The dual burden of malnutrition is characterized by the coexistence of malnutrition in the two widely categories – under nutrition along with overweight and obesity. In the context of a changing global nutrition landscape, influenced by the economic and income growth, urbanization and demographic change, diet-related epidemiology has seen a significant shift in recent decades.
This crisis exists in a way that the poorly nourished individuals can be seen at both ends of the spectrum (i.e. underweight and overweight/obesity). The usual mind set with the term malnutrition say – malnourishment occurs mostly in individuals who do not have an adequate intake of calories or protein. However, on the contrary, overweight and obese individuals are also seen to be malnourished with deficiencies in other nutrients such as vitamins and minerals.
This dual malnutrition trap is alarming for India, where not only the urban populations are rising, and but also the lifestyle which is taking a shift to a much more people sedentary approach.
The alarming recent WHO statistics have estimated –
- The annual cost of malnutrition to the world economy is costing approximately $80 billion.
- Similarly, the direct cost to the Indian economy is around $10 billion, and the total costs, direct and indirect, at 2-3% of GDP. With every second case of obesity or malnutrition in children, India is taken a step back in its growth curve.
- The states which have seen the highest obesity rates are: Rajasthan, Kerala, Gujarat, New Delhi, Tamil Nadu, Pondicherry. Out of which Kerala has the highest prevalence of hypertension and cholesterol in urban men and women while Pondicherry has the highest prevalence of diabetes.
- In India- 34% of men and 44% of women are overweight and 13% of men & 11% of women are underweight in India.
- There are 16% of children born with low birth weight (LBW) in Urban areas which puts them at a risk for infections and even early death.
The States with highest rate of Malnutrition –
These states across India have experienced India’s highest rates of malnutrition.
i. Uttar Pradesh: A majority of children under the age group of 5 are stunted
ii. Tamil Nadu: According to a National Family Health Survey, 23% of children here are underweight. 25% of Chennai children show moderately stunted growth.
iii. Madhya Pradesh: As per 2015 data, the state has India’s highest number of malnourished children. 74.1 % of the state’s children under 6 suffer from anaemia, and 60 % suffer from malnutrition.
iv. Jharkhand and Bihar: Jharkhand has India’s second highest number of malnourished children (56.5%), followed by Bihar (55.9%)
Steps taken by Government to tackle Malnutrition –
- Expanded the safety net through the ICDS scheme to cover all the vulnerable groups such as children, adolescent girls, mothers, expectant women.
- Fortification of essential foods with appropriate nutrients required by the body (e.g., salt with iodine and/or iron).
- Popularize and availability of low cost nutritious food.
- Initiating and launch of the Mid-day Meal Programme.
- Ensuring food security by increasing production of food grains and cereals.
- Improve dietary patterns by promotion, production and increasing per capita availability of nutritionally rich food.

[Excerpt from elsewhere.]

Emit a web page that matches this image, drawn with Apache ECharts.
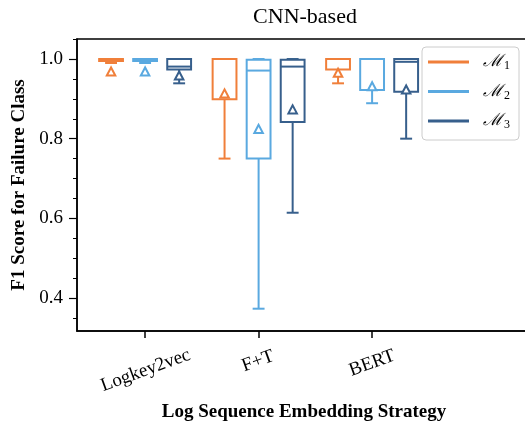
<!DOCTYPE html>
<html>
<head>
<meta charset="utf-8">
<script src="https://cdn.jsdelivr.net/npm/echarts@6/dist/echarts.min.js"></script>
<style>html,body{margin:0;padding:0;background:#fff}#c{width:525px;height:423px}</style>
</head>
<body>
<div id="c"></div>
<script>
// ---- data ----
const categories = ['Logkey2vec', 'F+T', 'BERT'];
const seriesNames = ['M1', 'M2', 'M3'];
// each entry: [min(lower whisker), q1, median, q3, max(upper whisker), mean]
const m1Stats = [
  [0.990, 0.995, 1.000, 1.000, 1.000, 0.967],
  [0.750, 0.899, 1.000, 1.000, 1.000, 0.912],
  [0.939, 0.974, 1.000, 1.000, 1.000, 0.964]
];
const m2Stats = [
  [0.990, 0.995, 1.000, 1.000, 1.000, 0.967],
  [0.373, 0.750, 0.971, 0.998, 1.000, 0.823],
  [0.889, 0.922, 1.000, 1.000, 1.000, 0.930]
];
const m3Stats = [
  [0.939, 0.974, 0.981, 1.000, 1.000, 0.957],
  [0.614, 0.842, 0.981, 0.998, 1.000, 0.872],
  [0.800, 0.918, 0.993, 1.000, 1.000, 0.922]
];
const yMajorTicks = [0.4, 0.6, 0.8, 1.0];
const yMinorTicks = [0.35, 0.45, 0.5, 0.55, 0.65, 0.7, 0.75, 0.85, 0.9, 0.95, 1.05];
const colors = ['#f07f3a', '#5aa9e0', '#375f8c'];

// ---- layout constants ----
const OFFSETS = [-0.3, 0, 0.3];
const BOX_W = 0.21;
const FONT = '"Liberation Serif", "DejaVu Serif", serif';
const FS = 19;

const allStats = [m1Stats, m2Stats, m3Stats];

function renderBox(params, api) {
  const x = api.value(0);
  const mn = api.value(1), q1 = api.value(2), md = api.value(3),
        q3 = api.value(4), mx = api.value(5), mean = api.value(6);
  const color = api.visual('color');
  const hw = BOX_W / 2;
  const tl = api.coord([x - hw, q3]);
  const br = api.coord([x + hw, q1]);
  const cx = api.coord([x, 0.5])[0];
  const capHalf = (br[0] - tl[0]) / 4;
  const yMin = api.coord([x, mn])[1];
  const yMax = api.coord([x, mx])[1];
  const yMed = api.coord([x, md])[1];
  const yMean = api.coord([x, mean])[1];
  const st = { stroke: color, lineWidth: 2, fill: null };
  const s = 8.5;
  return {
    type: 'group',
    children: [
      { type: 'line', shape: { x1: cx, y1: br[1], x2: cx, y2: yMin }, style: st },
      { type: 'line', shape: { x1: cx, y1: tl[1], x2: cx, y2: yMax }, style: st },
      { type: 'line', shape: { x1: cx - capHalf, y1: yMin, x2: cx + capHalf, y2: yMin }, style: st },
      { type: 'line', shape: { x1: cx - capHalf, y1: yMax, x2: cx + capHalf, y2: yMax }, style: st },
      { type: 'rect', shape: { x: tl[0], y: tl[1], width: br[0] - tl[0], height: br[1] - tl[1] }, style: { stroke: color, lineWidth: 2, fill: '#fff' } },
      { type: 'line', shape: { x1: tl[0], y1: yMed, x2: br[0], y2: yMed }, style: st },
      { type: 'polygon', shape: { points: [[cx, yMean - s * 0.55], [cx - s / 2, yMean + s * 0.4], [cx + s / 2, yMean + s * 0.4]] },
        style: { stroke: color, lineWidth: 2, fill: '#fff' } }
    ]
  };
}

const series = seriesNames.map((name, k) => ({
  name: name,
  type: 'custom',
  renderItem: renderBox,
  itemStyle: { color: colors[k] },
  encode: { x: 0, y: [1, 2, 3, 4, 5, 6] },
  data: allStats[k].map((row, i) => [i + OFFSETS[k]].concat(row)),
  z: 3
}));

const chart = echarts.init(document.getElementById('c'), null, { renderer: 'canvas' });

chart.setOption({
  animation: false,
  color: colors,
  title: {
    text: 'CNN-based',
    left: 300, top: 1, textAlign: 'center',
    textStyle: { fontFamily: FONT, fontWeight: 'normal', fontSize: 22, color: '#000' }
  },
  grid: { left: 77, right: -6, top: 39, bottom: 92, show: true, borderColor: '#000', borderWidth: 1.5,
          containLabel: false, outerBoundsMode: 'none' },
  legend: {
    orient: 'vertical',
    left: 422, top: 47,
    padding: [5, 9, 9, 6],
    itemWidth: 41, itemHeight: 3, itemGap: 9.5,
    borderColor: '#cccccc', borderWidth: 1, borderRadius: 4,
    backgroundColor: 'rgba(255,255,255,0.8)',
    data: seriesNames.map(n => ({ name: n, icon: 'rect' })),
    formatter: function (n) { return '{m|ℳ}{s|' + n.slice(1) + '}'; },
    textStyle: {
      color: '#000',
      rich: {
        m: { fontFamily: '"DejaVu Serif", serif', fontStyle: 'italic', fontSize: 17, lineHeight: 20, padding: [0, 0, 0, 9] },
        s: { fontFamily: FONT, fontSize: 12, lineHeight: 20, padding: [8, 0, 0, 1] }
      }
    }
  },
  xAxis: {
    type: 'value', min: -0.6, max: 3.4,
    name: 'Log Sequence Embedding Strategy',
    nameLocation: 'middle', nameGap: 72,
    nameTextStyle: { fontFamily: FONT, fontWeight: 'bold', fontSize: FS, color: '#000' },
    splitLine: { show: false },
    axisLine: { show: true, onZero: false, lineStyle: { color: '#000', width: 1.5 } },
    axisTick: { show: true, customValues: [0, 1, 2], length: 7, lineStyle: { color: '#000', width: 1.5 } },
    axisLabel: {
      customValues: [0, 1, 2],
      rotate: 20, align: 'center', verticalAlign: 'middle', margin: 29,
      fontFamily: FONT, fontSize: FS, color: '#000',
      formatter: function (v) {
        const c = categories[Math.round(v)];
        return '{a' + Math.round(v) + '|' + c + '}';
      },
      rich: {
        a0: { fontFamily: FONT, fontSize: FS, color: '#000', padding: [20, 6, 0, 0] },
        a1: { fontFamily: FONT, fontSize: FS, color: '#000', padding: [2, 2, 0, 0] },
        a2: { fontFamily: FONT, fontSize: FS, color: '#000', padding: [6, 2, 0, 0] }
      }
    }
  },
  yAxis: [{
    type: 'value', min: 0.317, max: 1.0503,
    name: 'F1 Score for Failure Class',
    nameLocation: 'middle', nameGap: 47, nameRotate: 90,
    nameTextStyle: { fontFamily: FONT, fontWeight: 'bold', fontSize: FS, color: '#000' },
    splitLine: { show: false },
    axisLine: { show: true, onZero: false, lineStyle: { color: '#000', width: 1.5 } },
    axisTick: { show: true, customValues: yMajorTicks, length: 8, lineStyle: { color: '#000', width: 1.2 } },
    axisLabel: {
      customValues: yMajorTicks, margin: 14,
      fontFamily: FONT, fontSize: FS, color: '#000',
      formatter: v => v.toFixed(1)
    }
  }, {
    type: 'value', min: 0.317, max: 1.0503, position: 'left',
    splitLine: { show: false },
    axisLine: { show: false, onZero: false },
    axisTick: { show: true, customValues: yMinorTicks, length: 4, lineStyle: { color: '#000', width: 1 } },
    axisLabel: { show: false, customValues: yMinorTicks }
  }],
  series: series
});
</script>
</body>
</html>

What MORE is needed to eliminate Malnutrition –
- Empower women and womanhood because they are the best caretakers when it comes to nutrition of their children and they know what exactly is required for nourishment of the child.
- Prevention of anaemia, which is needed to prevent the young, adolescent girls and pregnant women which can be done by fortification and implementation of nutritional programmes proper with iron and folic acid availability.
- Building a team of anganwadi and community workers, who can help to safeguard and promote government policies and schemes to the socio economic classes.
- Introduction of specific growth monitoring cards, BMI and other index for assessing nutritional status for children visiting at the anganwadi levels.
- Proper immunization; checkups should be made with help of anganwadi workers and community managers to help the pregnant, lactating mothers and children to prevent the communicable and non – communicable diseases at a early stage.
- National health and sanitation committees should keep well organised, regular monitoring for the nutrition programme along with conducting promotions for national health and nutrition days
Over to you
Tackling obesity will be uplifting the economy and the environment, as healthy and sustainable diets are good for productivity for all the sectors. While tackling undernutrition there should be assurance of adequate nutrition in order to ensure the right balance of nutrients and to get rid of this global problem. Along with this, it’s equally important to revisit the existing government running nutrition plans and policies to simultaneously address the undernutrition and the emerging non-communicable diseases related to obesity.